Paolo Sorrentino – The Pope Maker
‘Face it, I didn’t become famous until I took my clothes off.’
‘I always wanted to be an actor and not a beauty pageant winner.’
Jude Law
Jude Law plays Lenny Belardo, Pope Pious XIII in The Young Pope & The New Pope.
Paolo Sorrentino’s HBO series The New Pope was launched in January 2020. It follows on from The Young Pope. Jude Law plays Pope Pious XIII in both series. I won’t reveal more as it would be a spoiler for those who haven’t yet seen the series.
Sorrentino is my favourite contemporary Italian film director. I saw some of his other films early in the piece – but it was the magnificent La Grande Bellezza (The Great Beauty) that utterly beguiled me.
The opening party scene from The Great Beauty is something I watch when I’m feeling disturbed by our Trumpian times and ecological future.
It commences with an elegant woman screaming – just for the hell of it. And naturally I join in.
Towards the end of the party scene, the camera pulls back to focus on the birthday boy, the writer Jep Gambardella. Jep is played by Toni Servillo who appears in several Sorrentino films including Loro.
A group of Jep’s friends and associates celebrate Jep’s birthday with wild dancing, Mariachi musicians, cocktails, erotic dancers, and party drugs.
Watching the party scene is like having a brain clean. I pump up the volume and caper around to the music. After which I sedately sit back down at my desk and go back to whatever I was writing.
The Great Beauty party scene is spectacularly bawdy, flashy and swanky.

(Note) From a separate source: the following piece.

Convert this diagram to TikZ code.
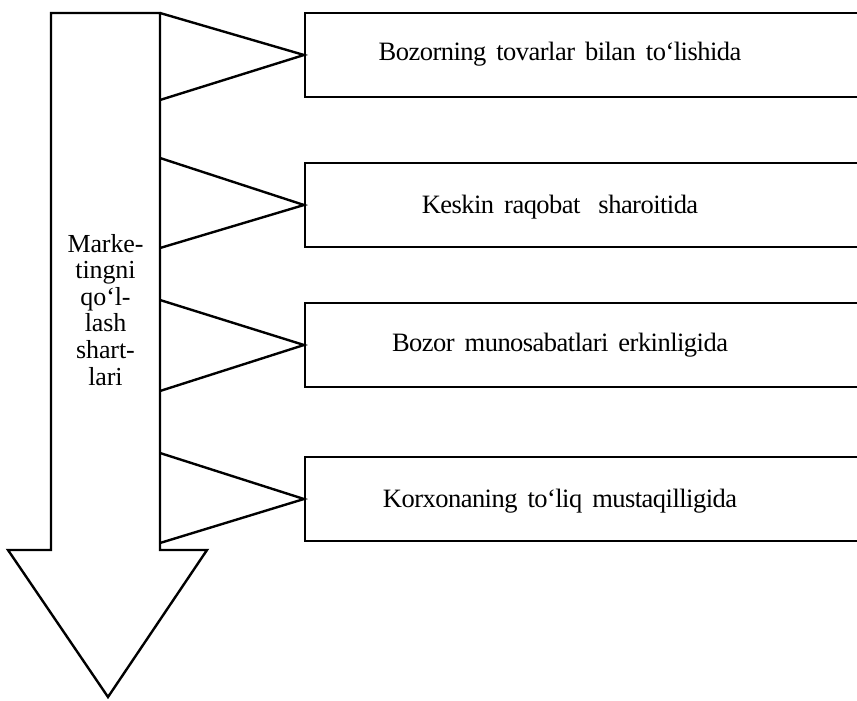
\documentclass[tikz,border=0pt]{standalone}
\usepackage{fontspec}
\setmainfont{Liberation Serif}
\newfontfamily\tfont[LetterSpace=-2]{Liberation Serif}
\newfontfamily\mfont[LetterSpace=-0.5]{Liberation Serif}
\newcommand{\gp}{\hspace{10pt}}
\begin{document}
\begin{tikzpicture}[x=1pt,y=-1pt,line width=2.4pt,line join=miter,
  box/.style={draw,rectangle,inner sep=0pt,minimum width=570pt,minimum height=84pt,anchor=west},
  txt/.style={inner sep=0pt,anchor=base,font=\tfont\fontsize{26.5}{27}\selectfont},
  cond/.style={line width=2.4pt}]
\useasboundingbox (0,0) rectangle (857,701);
% big arrow
\draw (51,13) -- (160,13) -- (160,550) -- (207,550) -- (108,697) -- (8,550) -- (51,550) -- cycle;
\node[inner sep=0pt,align=center,font=\mfont\fontsize{26}{26.6}\selectfont,anchor=base] (m) at (105.5,385)
  {Marke-\\tingni\\qo‘l-\\lash\\shart-\\lari};
% boxes
\node[box] (b1) at (304,55) {};
\node[box] (b2) at (304,205) {};
\node[box] (b3) at (304,345) {};
\node[box] (b4) at (304,499) {};
\node[txt] (t1) at (560,60) {Bozorning\gp tovarlar\gp bilan\gp to‘lishida};
\node[txt] (t2) at (560,213) {Keskin\gp raqobat\hspace{18pt}sharoitida};
\node[txt] (t3) at (560,351) {Bozor\gp munosabatlari\gp erkinligida};
\node[txt] (t4) at (560,507) {Korxonaning\gp to‘liq\gp mustaqilligida};
% connector triangles
\coordinate (a1) at (160,13);  \coordinate (c1) at (160,100);
\coordinate (a2) at (160,158); \coordinate (c2) at (160,248);
\coordinate (a3) at (160,300); \coordinate (c3) at (160,391);
\coordinate (a4) at (160,453); \coordinate (c4) at (160,543);
\draw[cond] (a1) -- (b1.west) -- (c1);
\draw[cond] (a2) -- (b2.west) -- (c2);
\draw[cond] (a3) -- (b3.west) -- (c3);
\draw[cond] (a4) -- (b4.west) -- (c4);
\end{tikzpicture}
\end{document}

In a recent interview Sorrentino acknowledged his flamboyant style when discussing his film Loro,
‘In terms of the style and mise-en-scène, my focus was a certain degree of vulgarity … There is a side of mankind that is deeply attracted by vulgar things … So this was the issue. This was what I wanted to focus on—the sensuous nature of vulgarity’.
Sorrentino is known for his excessive party scenes, strange mysticism, bizarre flashbacks, dreamlike narratives, character driven plots and primal Catholic imagery. Nuns, Popes and priests are inevitably up to no good. With his khol-rimmed eyes, John Malkovich is positively sinister as the new pope. The plots are character driven. And because we get to know the characters, we invest emotionally in what happens to them.
Rome and Rome’s denizens feature in much of Sorrentino’s work. Critics frequently reference Fellini as a major influencer on Sorrentino. A powerful use of classical architecture, empty echoing spaces, dream sequences and sweeping Roman settings can be seen in both directors work.
As Fellini once did in his films, Sorrentino utilizes social change, mankind’s awkward relationship with crowded city living and political events to power the characters actions.
Sorrentino rarely follows the Hollywood tradition of the three act format. Instead he breaks up the narrative flow and intersects it with flashbacks and strange shifts in plot development. Humour is crucial to his work and it’s witty, subtle and sly. And crucially his characters drive the plot.
As Sorrentino put it, There are contemporary artists that I hate with all my heart. These are provocateurs that are without feeling. Where is the real emotion?
Photograph: Jude Law as Pope Pious XIII.